Behind the screen is slightly a different story: cinematographer W. Howard Greene was no slouch (a seven-time Oscar nominee, in fact), and Robert Siodmak was about to quietly become one of the most important directors of American noir with a string of successes including “The Killers” (1946), “Cry of the City” (1948) and “Criss Cross” (1949). So “Cobra Woman” winds up being the kind of wonderful collision only the Hollywood studio system could provide, when overqualified filmmakers got stuck with an atrocious project and had no choice but to make the laughable, subversive best of it.
But speaking of noir…
Saturday, July 25, 7:30pm: “In the Palm of Your Hand” (1951), Roberto Galvaldón
And so here we sidetrack for a bit into a realm I didn’t even knew existed. No matter how well-trained the cinephile, you’re going to have your blind spots, but luckily people like MoMA’s film curators are on hand to let you know that yes, Mexican noir is a thing that happened. I confess even broader ignorance when it comes to Mexican cinema pre-Cuarón/Iñárritu/Del Toro, so I’m not going to be able to do much to place these films, or their makers, in any kind of cultural or historical context. What I can say is that I’ve definitely never seen any American or European noir film whose protagonist dressed at any point like a Vegas stage magician tried to do a subtle take on the Beatles’ Sgt. Pepper outfits.
That extraordinarily shiny number of a jacket is one of the wonderfully non-standard pieces of setup for what proves, a little disappointingly, to be a far more standard noir resolution in “In the Palm of Your Hand.” Replacing the protagonist’s usual private eye/gumshoe profession with that of a con-man psychic is a stroke of daffy genre genius. No, of course it isn’t subtle that the charlatan chiromancer can’t foresee his own impending doom, but if you want subtlety, go back and find another screening of “The River.” This isn’t the place for color anymore – this is noir, and everything down to the neon lights is going to be black and white as a zebra.

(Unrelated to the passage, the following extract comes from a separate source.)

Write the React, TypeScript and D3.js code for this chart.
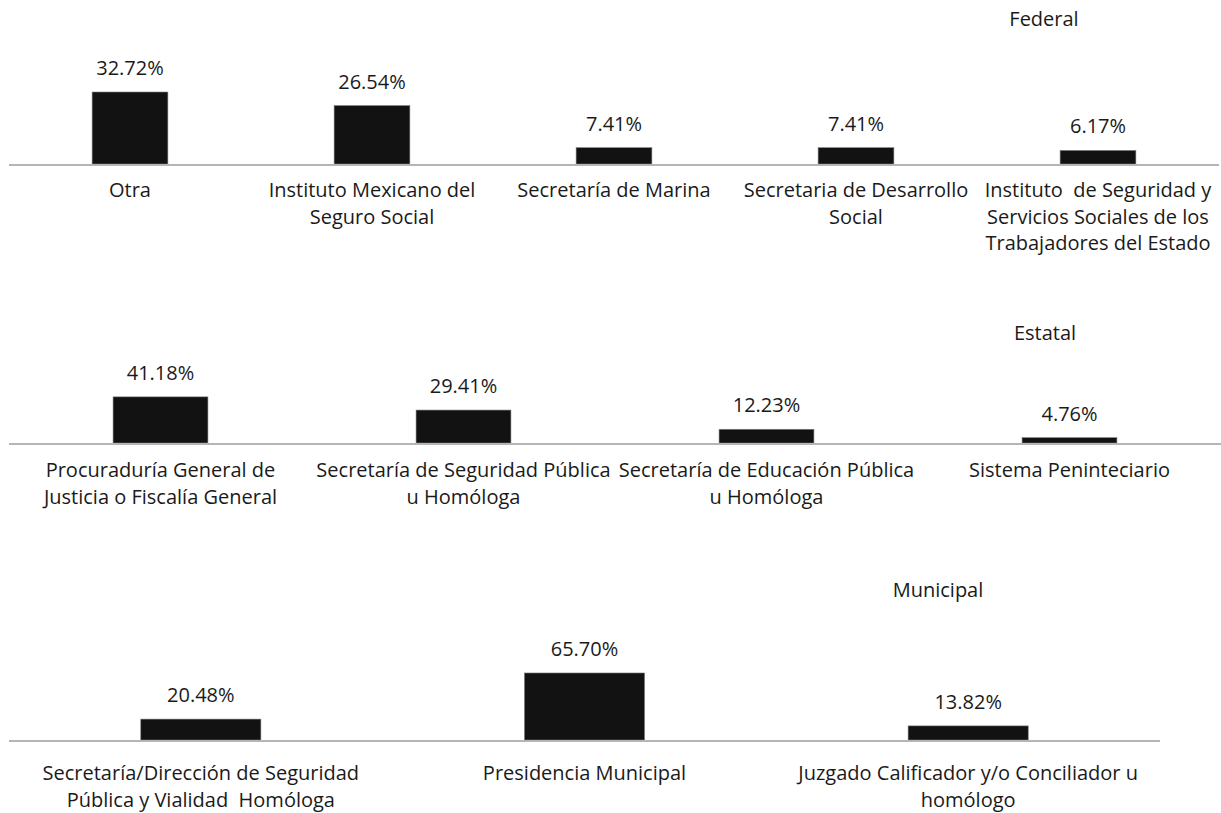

So our leading man (Arturo de Córdova, properly suave and with a penchant for perplexed fascination) must choose between his loyal, blonde, frequently dressed-in-white wife and the mysterious, veiled, “mourning” widow (a charmingly arch Leticia Palma) who happens to have suddenly and conveniently inherited her much older husband’s fortune. Dispensing with the widow’s other lover, desperately eluding the cops and driving the long-suffering wife to tragedy are all a matter of course – though the fortune-telling element adds a playful angle to that engrained sense of fate and inevitable violence. Combine that with some unexpected comedy setpieces (including a terrific bit of business with a dead man in the trunk of a car and a flat tire), and “In the Palm of Your Hand” has a sustained, quirky sense of humor that keeps it bouncing along through the more predictable genre beats. I wouldn’t call it a must-see, but as an introduction to a generally ignored slice of world film history, it’s intriguing. If Galvaldón was laughing even as he delivered the standard formula, how else might have Hollywood’s post-war visions been interpreted south of the border?